Without the pictures, set down every line of the data exactly.

§ **DATASET EXTRACT**:
□ □ □ □ □ □ □

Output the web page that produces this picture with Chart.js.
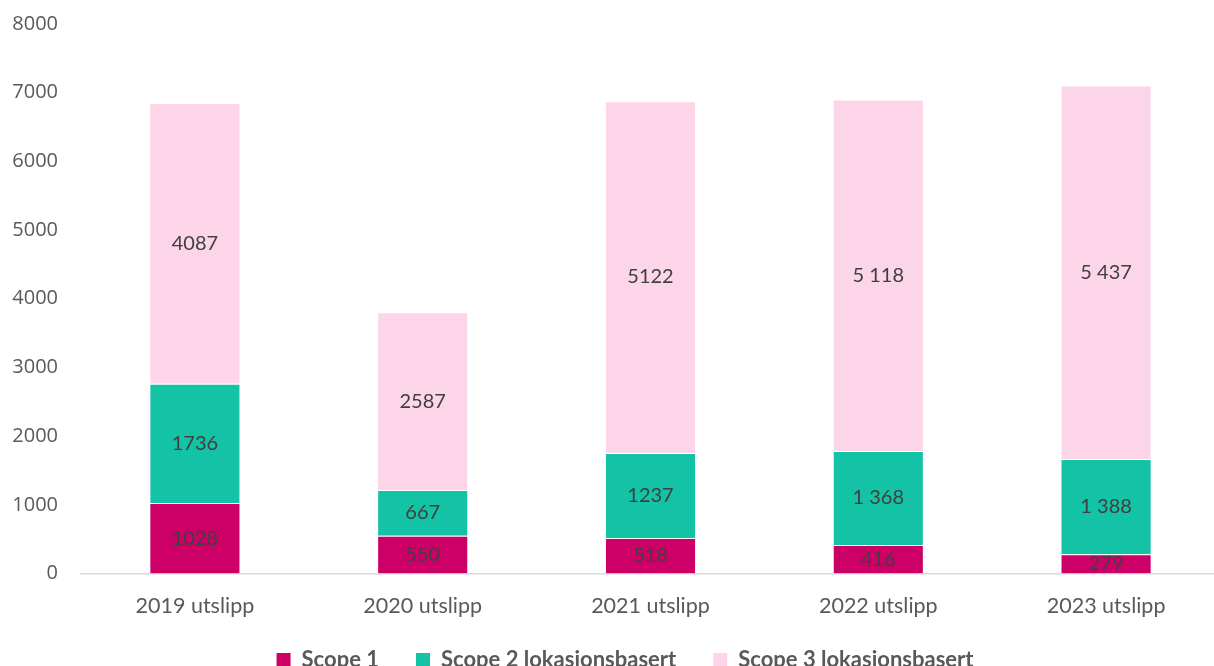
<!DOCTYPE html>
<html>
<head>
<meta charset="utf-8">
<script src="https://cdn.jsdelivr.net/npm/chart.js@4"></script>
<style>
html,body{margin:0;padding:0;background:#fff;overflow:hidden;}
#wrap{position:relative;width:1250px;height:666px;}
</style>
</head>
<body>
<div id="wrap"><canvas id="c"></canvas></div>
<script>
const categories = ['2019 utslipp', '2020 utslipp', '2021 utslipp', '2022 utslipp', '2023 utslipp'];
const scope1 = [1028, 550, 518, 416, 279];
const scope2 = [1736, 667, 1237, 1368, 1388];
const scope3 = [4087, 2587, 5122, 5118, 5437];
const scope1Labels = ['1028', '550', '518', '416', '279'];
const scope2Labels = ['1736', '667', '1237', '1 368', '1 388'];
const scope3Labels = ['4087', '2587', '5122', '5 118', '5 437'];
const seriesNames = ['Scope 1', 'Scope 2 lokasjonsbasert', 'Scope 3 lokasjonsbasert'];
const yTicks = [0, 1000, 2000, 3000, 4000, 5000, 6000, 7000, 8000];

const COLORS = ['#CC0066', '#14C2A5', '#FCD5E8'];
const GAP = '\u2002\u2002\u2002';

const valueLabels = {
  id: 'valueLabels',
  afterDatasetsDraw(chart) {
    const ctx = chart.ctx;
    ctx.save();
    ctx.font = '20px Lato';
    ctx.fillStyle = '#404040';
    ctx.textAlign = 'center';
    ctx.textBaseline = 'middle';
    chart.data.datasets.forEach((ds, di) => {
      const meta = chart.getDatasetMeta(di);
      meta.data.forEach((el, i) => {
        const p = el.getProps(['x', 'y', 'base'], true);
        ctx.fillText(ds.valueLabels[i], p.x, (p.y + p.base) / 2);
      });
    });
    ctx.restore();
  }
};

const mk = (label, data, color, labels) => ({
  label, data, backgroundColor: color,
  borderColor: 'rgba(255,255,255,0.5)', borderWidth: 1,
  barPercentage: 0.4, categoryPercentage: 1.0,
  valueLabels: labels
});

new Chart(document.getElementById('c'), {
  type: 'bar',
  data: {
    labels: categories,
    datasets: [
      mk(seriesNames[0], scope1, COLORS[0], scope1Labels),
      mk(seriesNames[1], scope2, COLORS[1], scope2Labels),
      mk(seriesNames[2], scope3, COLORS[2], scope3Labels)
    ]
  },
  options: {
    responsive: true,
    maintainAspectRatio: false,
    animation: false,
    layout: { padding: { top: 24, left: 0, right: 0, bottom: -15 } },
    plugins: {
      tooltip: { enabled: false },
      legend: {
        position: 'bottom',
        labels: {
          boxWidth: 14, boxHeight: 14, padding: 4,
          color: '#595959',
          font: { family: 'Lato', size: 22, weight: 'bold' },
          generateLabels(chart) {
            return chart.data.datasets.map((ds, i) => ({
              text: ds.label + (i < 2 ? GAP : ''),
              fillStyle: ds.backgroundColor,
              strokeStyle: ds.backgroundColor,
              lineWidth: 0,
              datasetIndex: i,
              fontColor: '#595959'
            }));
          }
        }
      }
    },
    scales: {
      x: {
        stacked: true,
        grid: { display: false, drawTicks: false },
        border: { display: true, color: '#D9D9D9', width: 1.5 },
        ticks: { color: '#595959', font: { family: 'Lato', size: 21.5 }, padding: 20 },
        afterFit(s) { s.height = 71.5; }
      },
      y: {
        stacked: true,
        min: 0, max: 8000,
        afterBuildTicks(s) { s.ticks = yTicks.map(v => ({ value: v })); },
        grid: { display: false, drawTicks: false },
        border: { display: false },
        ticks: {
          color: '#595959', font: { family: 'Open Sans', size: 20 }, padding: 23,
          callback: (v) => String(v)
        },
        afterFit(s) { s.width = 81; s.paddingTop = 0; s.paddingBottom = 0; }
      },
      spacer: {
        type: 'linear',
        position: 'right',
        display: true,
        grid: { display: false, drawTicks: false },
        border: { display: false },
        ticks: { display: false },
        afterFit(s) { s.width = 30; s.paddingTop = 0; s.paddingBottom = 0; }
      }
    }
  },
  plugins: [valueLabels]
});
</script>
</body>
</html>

□ □ □ □ □ □ □

§ **COMPLETED TASK**:
Output the web page that produces this picture with Chart.js.
<!DOCTYPE html>
<html>
<head>
<meta charset="utf-8">
<script src="https://cdn.jsdelivr.net/npm/chart.js@4"></script>
<style>
html,body{margin:0;padding:0;background:#fff;overflow:hidden;}
#wrap{position:relative;width:1250px;height:666px;}
</style>
</head>
<body>
<div id="wrap"><canvas id="c"></canvas></div>
<script>
const categories = ['2019 utslipp', '2020 utslipp', '2021 utslipp', '2022 utslipp', '2023 utslipp'];
const scope1 = [1028, 550, 518, 416, 279];
const scope2 = [1736, 667, 1237, 1368, 1388];
const scope3 = [4087, 2587, 5122, 5118, 5437];
const scope1Labels = ['1028', '550', '518', '416', '279'];
const scope2Labels = ['1736', '667', '1237', '1 368', '1 388'];
const scope3Labels = ['4087', '2587', '5122', '5 118', '5 437'];
const seriesNames = ['Scope 1', 'Scope 2 lokasjonsbasert', 'Scope 3 lokasjonsbasert'];
const yTicks = [0, 1000, 2000, 3000, 4000, 5000, 6000, 7000, 8000];

const COLORS = ['#CC0066', '#14C2A5', '#FCD5E8'];
const GAP = '\u2002\u2002\u2002';

const valueLabels = {
  id: 'valueLabels',
  afterDatasetsDraw(chart) {
    const ctx = chart.ctx;
    ctx.save();
    ctx.font = '20px Lato';
    ctx.fillStyle = '#404040';
    ctx.textAlign = 'center';
    ctx.textBaseline = 'middle';
    chart.data.datasets.forEach((ds, di) => {
      const meta = chart.getDatasetMeta(di);
      meta.data.forEach((el, i) => {
        const p = el.getProps(['x', 'y', 'base'], true);
        ctx.fillText(ds.valueLabels[i], p.x, (p.y + p.base) / 2);
      });
    });
    ctx.restore();
  }
};

const mk = (label, data, color, labels) => ({
  label, data, backgroundColor: color,
  borderColor: 'rgba(255,255,255,0.5)', borderWidth: 1,
  barPercentage: 0.4, categoryPercentage: 1.0,
  valueLabels: labels
});

new Chart(document.getElementById('c'), {
  type: 'bar',
  data: {
    labels: categories,
    datasets: [
      mk(seriesNames[0], scope1, COLORS[0], scope1Labels),
      mk(seriesNames[1], scope2, COLORS[1], scope2Labels),
      mk(seriesNames[2], scope3, COLORS[2], scope3Labels)
    ]
  },
  options: {
    responsive: true,
    maintainAspectRatio: false,
    animation: false,
    layout: { padding: { top: 24, left: 0, right: 0, bottom: -15 } },
    plugins: {
      tooltip: { enabled: false },
      legend: {
        position: 'bottom',
        labels: {
          boxWidth: 14, boxHeight: 14, padding: 4,
          color: '#595959',
          font: { family: 'Lato', size: 22, weight: 'bold' },
          generateLabels(chart) {
            return chart.data.datasets.map((ds, i) => ({
              text: ds.label + (i < 2 ? GAP : ''),
              fillStyle: ds.backgroundColor,
              strokeStyle: ds.backgroundColor,
              lineWidth: 0,
              datasetIndex: i,
              fontColor: '#595959'
            }));
          }
        }
      }
    },
    scales: {
      x: {
        stacked: true,
        grid: { display: false, drawTicks: false },
        border: { display: true, color: '#D9D9D9', width: 1.5 },
        ticks: { color: '#595959', font: { family: 'Lato', size: 21.5 }, padding: 20 },
        afterFit(s) { s.height = 71.5; }
      },
      y: {
        stacked: true,
        min: 0, max: 8000,
        afterBuildTicks(s) { s.ticks = yTicks.map(v => ({ value: v })); },
        grid: { display: false, drawTicks: false },
        border: { display: false },
        ticks: {
          color: '#595959', font: { family: 'Open Sans', size: 20 }, padding: 23,
          callback: (v) => String(v)
        },
        afterFit(s) { s.width = 81; s.paddingTop = 0; s.paddingBottom = 0; }
      },
      spacer: {
        type: 'linear',
        position: 'right',
        display: true,
        grid: { display: false, drawTicks: false },
        border: { display: false },
        ticks: { display: false },
        afterFit(s) { s.width = 30; s.paddingTop = 0; s.paddingBottom = 0; }
      }
    }
  },
  plugins: [valueLabels]
});
</script>
</body>
</html>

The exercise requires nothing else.